Available data:
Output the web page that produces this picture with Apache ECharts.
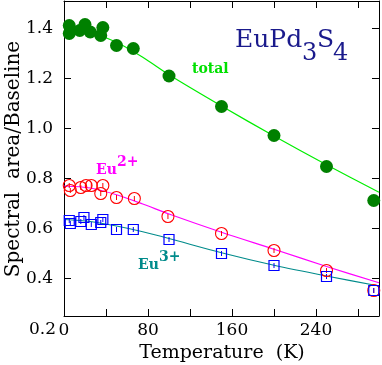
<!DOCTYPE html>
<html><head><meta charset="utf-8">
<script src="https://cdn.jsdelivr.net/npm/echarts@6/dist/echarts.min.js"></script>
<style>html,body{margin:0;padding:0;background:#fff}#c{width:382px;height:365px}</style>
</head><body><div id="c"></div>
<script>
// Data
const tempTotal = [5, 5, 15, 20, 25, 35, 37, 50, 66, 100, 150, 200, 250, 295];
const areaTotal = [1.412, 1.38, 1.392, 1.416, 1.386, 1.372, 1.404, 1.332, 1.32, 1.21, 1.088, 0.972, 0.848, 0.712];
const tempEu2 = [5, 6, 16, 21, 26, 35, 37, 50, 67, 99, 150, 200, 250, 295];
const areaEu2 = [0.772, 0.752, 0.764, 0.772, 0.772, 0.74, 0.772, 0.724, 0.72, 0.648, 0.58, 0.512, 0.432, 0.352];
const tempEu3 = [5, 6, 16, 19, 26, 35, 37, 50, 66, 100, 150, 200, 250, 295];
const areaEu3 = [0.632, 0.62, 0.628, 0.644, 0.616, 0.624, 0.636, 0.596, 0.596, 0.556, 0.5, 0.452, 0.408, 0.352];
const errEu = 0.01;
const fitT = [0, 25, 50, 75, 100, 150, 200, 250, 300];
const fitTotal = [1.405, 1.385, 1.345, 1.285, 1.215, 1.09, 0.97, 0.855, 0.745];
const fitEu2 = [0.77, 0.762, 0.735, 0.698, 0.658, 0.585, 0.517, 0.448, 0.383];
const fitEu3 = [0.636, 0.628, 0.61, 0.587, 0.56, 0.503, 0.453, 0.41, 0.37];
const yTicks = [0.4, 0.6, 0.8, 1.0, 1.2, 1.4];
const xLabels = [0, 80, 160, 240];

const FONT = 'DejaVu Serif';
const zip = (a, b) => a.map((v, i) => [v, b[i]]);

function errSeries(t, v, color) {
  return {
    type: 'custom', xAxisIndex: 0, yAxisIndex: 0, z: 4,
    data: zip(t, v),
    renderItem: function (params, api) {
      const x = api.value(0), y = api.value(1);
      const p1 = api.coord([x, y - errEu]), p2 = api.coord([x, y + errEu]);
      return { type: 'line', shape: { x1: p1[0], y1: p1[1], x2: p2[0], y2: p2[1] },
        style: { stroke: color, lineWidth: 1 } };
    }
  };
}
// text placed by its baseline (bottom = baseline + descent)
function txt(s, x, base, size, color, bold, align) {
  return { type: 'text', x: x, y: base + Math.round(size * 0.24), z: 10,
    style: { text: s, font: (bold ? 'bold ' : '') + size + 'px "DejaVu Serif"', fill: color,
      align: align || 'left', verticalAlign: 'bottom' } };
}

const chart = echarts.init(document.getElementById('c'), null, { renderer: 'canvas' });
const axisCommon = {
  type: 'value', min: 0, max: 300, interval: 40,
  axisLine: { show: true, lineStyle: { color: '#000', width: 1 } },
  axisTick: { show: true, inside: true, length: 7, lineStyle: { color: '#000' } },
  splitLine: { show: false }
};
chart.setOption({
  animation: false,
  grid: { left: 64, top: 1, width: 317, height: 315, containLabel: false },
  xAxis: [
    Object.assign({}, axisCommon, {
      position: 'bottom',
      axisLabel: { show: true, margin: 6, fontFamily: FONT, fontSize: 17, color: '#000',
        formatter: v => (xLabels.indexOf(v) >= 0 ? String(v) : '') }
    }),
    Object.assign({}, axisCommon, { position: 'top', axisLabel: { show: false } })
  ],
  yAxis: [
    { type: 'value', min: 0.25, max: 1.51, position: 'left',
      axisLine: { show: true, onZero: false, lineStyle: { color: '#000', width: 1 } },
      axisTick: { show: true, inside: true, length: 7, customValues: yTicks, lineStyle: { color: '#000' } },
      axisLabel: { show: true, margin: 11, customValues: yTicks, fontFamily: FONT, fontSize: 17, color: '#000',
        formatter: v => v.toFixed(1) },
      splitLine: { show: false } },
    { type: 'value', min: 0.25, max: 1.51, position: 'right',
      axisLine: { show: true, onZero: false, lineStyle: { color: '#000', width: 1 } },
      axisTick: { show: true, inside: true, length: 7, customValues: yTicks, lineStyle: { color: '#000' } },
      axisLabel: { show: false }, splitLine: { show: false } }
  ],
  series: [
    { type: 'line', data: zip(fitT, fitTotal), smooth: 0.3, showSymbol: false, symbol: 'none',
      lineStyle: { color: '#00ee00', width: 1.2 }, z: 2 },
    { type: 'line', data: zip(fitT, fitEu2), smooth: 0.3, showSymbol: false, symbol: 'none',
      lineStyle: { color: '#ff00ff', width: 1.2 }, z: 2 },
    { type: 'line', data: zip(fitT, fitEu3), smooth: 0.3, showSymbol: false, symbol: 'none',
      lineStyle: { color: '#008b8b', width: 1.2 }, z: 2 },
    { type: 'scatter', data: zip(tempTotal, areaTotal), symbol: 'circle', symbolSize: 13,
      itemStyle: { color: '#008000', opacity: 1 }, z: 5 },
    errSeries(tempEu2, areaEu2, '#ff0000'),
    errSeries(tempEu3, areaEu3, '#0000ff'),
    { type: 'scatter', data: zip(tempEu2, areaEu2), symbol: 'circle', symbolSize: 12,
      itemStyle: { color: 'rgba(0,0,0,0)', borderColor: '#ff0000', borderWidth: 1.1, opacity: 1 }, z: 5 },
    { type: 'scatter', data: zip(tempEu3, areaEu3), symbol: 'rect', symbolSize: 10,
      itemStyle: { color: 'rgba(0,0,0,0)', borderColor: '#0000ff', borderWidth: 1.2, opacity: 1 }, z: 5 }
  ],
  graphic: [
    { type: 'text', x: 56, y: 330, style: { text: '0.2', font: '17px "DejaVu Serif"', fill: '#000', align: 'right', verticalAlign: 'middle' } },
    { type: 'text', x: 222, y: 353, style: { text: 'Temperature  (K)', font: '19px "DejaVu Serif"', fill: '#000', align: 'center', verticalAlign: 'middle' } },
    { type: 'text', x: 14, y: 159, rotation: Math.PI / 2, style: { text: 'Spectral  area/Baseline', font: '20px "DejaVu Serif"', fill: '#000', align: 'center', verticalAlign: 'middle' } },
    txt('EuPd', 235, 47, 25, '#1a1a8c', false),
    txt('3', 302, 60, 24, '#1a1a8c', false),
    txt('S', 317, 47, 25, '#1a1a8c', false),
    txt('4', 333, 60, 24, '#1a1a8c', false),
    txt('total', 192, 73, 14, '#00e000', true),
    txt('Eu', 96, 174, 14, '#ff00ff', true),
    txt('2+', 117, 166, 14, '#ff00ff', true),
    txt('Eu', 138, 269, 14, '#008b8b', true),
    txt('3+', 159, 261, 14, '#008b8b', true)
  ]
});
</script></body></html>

Your goal: Transcribe the full listing above exactly, with the images removed.

Reply:
Output the web page that produces this picture with Apache ECharts.
<!DOCTYPE html>
<html><head><meta charset="utf-8">
<script src="https://cdn.jsdelivr.net/npm/echarts@6/dist/echarts.min.js"></script>
<style>html,body{margin:0;padding:0;background:#fff}#c{width:382px;height:365px}</style>
</head><body><div id="c"></div>
<script>
// Data
const tempTotal = [5, 5, 15, 20, 25, 35, 37, 50, 66, 100, 150, 200, 250, 295];
const areaTotal = [1.412, 1.38, 1.392, 1.416, 1.386, 1.372, 1.404, 1.332, 1.32, 1.21, 1.088, 0.972, 0.848, 0.712];
const tempEu2 = [5, 6, 16, 21, 26, 35, 37, 50, 67, 99, 150, 200, 250, 295];
const areaEu2 = [0.772, 0.752, 0.764, 0.772, 0.772, 0.74, 0.772, 0.724, 0.72, 0.648, 0.58, 0.512, 0.432, 0.352];
const tempEu3 = [5, 6, 16, 19, 26, 35, 37, 50, 66, 100, 150, 200, 250, 295];
const areaEu3 = [0.632, 0.62, 0.628, 0.644, 0.616, 0.624, 0.636, 0.596, 0.596, 0.556, 0.5, 0.452, 0.408, 0.352];
const errEu = 0.01;
const fitT = [0, 25, 50, 75, 100, 150, 200, 250, 300];
const fitTotal = [1.405, 1.385, 1.345, 1.285, 1.215, 1.09, 0.97, 0.855, 0.745];
const fitEu2 = [0.77, 0.762, 0.735, 0.698, 0.658, 0.585, 0.517, 0.448, 0.383];
const fitEu3 = [0.636, 0.628, 0.61, 0.587, 0.56, 0.503, 0.453, 0.41, 0.37];
const yTicks = [0.4, 0.6, 0.8, 1.0, 1.2, 1.4];
const xLabels = [0, 80, 160, 240];

const FONT = 'DejaVu Serif';
const zip = (a, b) => a.map((v, i) => [v, b[i]]);

function errSeries(t, v, color) {
  return {
    type: 'custom', xAxisIndex: 0, yAxisIndex: 0, z: 4,
    data: zip(t, v),
    renderItem: function (params, api) {
      const x = api.value(0), y = api.value(1);
      const p1 = api.coord([x, y - errEu]), p2 = api.coord([x, y + errEu]);
      return { type: 'line', shape: { x1: p1[0], y1: p1[1], x2: p2[0], y2: p2[1] },
        style: { stroke: color, lineWidth: 1 } };
    }
  };
}
// text placed by its baseline (bottom = baseline + descent)
function txt(s, x, base, size, color, bold, align) {
  return { type: 'text', x: x, y: base + Math.round(size * 0.24), z: 10,
    style: { text: s, font: (bold ? 'bold ' : '') + size + 'px "DejaVu Serif"', fill: color,
      align: align || 'left', verticalAlign: 'bottom' } };
}

const chart = echarts.init(document.getElementById('c'), null, { renderer: 'canvas' });
const axisCommon = {
  type: 'value', min: 0, max: 300, interval: 40,
  axisLine: { show: true, lineStyle: { color: '#000', width: 1 } },
  axisTick: { show: true, inside: true, length: 7, lineStyle: { color: '#000' } },
  splitLine: { show: false }
};
chart.setOption({
  animation: false,
  grid: { left: 64, top: 1, width: 317, height: 315, containLabel: false },
  xAxis: [
    Object.assign({}, axisCommon, {
      position: 'bottom',
      axisLabel: { show: true, margin: 6, fontFamily: FONT, fontSize: 17, color: '#000',
        formatter: v => (xLabels.indexOf(v) >= 0 ? String(v) : '') }
    }),
    Object.assign({}, axisCommon, { position: 'top', axisLabel: { show: false } })
  ],
  yAxis: [
    { type: 'value', min: 0.25, max: 1.51, position: 'left',
      axisLine: { show: true, onZero: false, lineStyle: { color: '#000', width: 1 } },
      axisTick: { show: true, inside: true, length: 7, customValues: yTicks, lineStyle: { color: '#000' } },
      axisLabel: { show: true, margin: 11, customValues: yTicks, fontFamily: FONT, fontSize: 17, color: '#000',
        formatter: v => v.toFixed(1) },
      splitLine: { show: false } },
    { type: 'value', min: 0.25, max: 1.51, position: 'right',
      axisLine: { show: true, onZero: false, lineStyle: { color: '#000', width: 1 } },
      axisTick: { show: true, inside: true, length: 7, customValues: yTicks, lineStyle: { color: '#000' } },
      axisLabel: { show: false }, splitLine: { show: false } }
  ],
  series: [
    { type: 'line', data: zip(fitT, fitTotal), smooth: 0.3, showSymbol: false, symbol: 'none',
      lineStyle: { color: '#00ee00', width: 1.2 }, z: 2 },
    { type: 'line', data: zip(fitT, fitEu2), smooth: 0.3, showSymbol: false, symbol: 'none',
      lineStyle: { color: '#ff00ff', width: 1.2 }, z: 2 },
    { type: 'line', data: zip(fitT, fitEu3), smooth: 0.3, showSymbol: false, symbol: 'none',
      lineStyle: { color: '#008b8b', width: 1.2 }, z: 2 },
    { type: 'scatter', data: zip(tempTotal, areaTotal), symbol: 'circle', symbolSize: 13,
      itemStyle: { color: '#008000', opacity: 1 }, z: 5 },
    errSeries(tempEu2, areaEu2, '#ff0000'),
    errSeries(tempEu3, areaEu3, '#0000ff'),
    { type: 'scatter', data: zip(tempEu2, areaEu2), symbol: 'circle', symbolSize: 12,
      itemStyle: { color: 'rgba(0,0,0,0)', borderColor: '#ff0000', borderWidth: 1.1, opacity: 1 }, z: 5 },
    { type: 'scatter', data: zip(tempEu3, areaEu3), symbol: 'rect', symbolSize: 10,
      itemStyle: { color: 'rgba(0,0,0,0)', borderColor: '#0000ff', borderWidth: 1.2, opacity: 1 }, z: 5 }
  ],
  graphic: [
    { type: 'text', x: 56, y: 330, style: { text: '0.2', font: '17px "DejaVu Serif"', fill: '#000', align: 'right', verticalAlign: 'middle' } },
    { type: 'text', x: 222, y: 353, style: { text: 'Temperature  (K)', font: '19px "DejaVu Serif"', fill: '#000', align: 'center', verticalAlign: 'middle' } },
    { type: 'text', x: 14, y: 159, rotation: Math.PI / 2, style: { text: 'Spectral  area/Baseline', font: '20px "DejaVu Serif"', fill: '#000', align: 'center', verticalAlign: 'middle' } },
    txt('EuPd', 235, 47, 25, '#1a1a8c', false),
    txt('3', 302, 60, 24, '#1a1a8c', false),
    txt('S', 317, 47, 25, '#1a1a8c', false),
    txt('4', 333, 60, 24, '#1a1a8c', false),
    txt('total', 192, 73, 14, '#00e000', true),
    txt('Eu', 96, 174, 14, '#ff00ff', true),
    txt('2+', 117, 166, 14, '#ff00ff', true),
    txt('Eu', 138, 269, 14, '#008b8b', true),
    txt('3+', 159, 261, 14, '#008b8b', true)
  ]
});
</script></body></html>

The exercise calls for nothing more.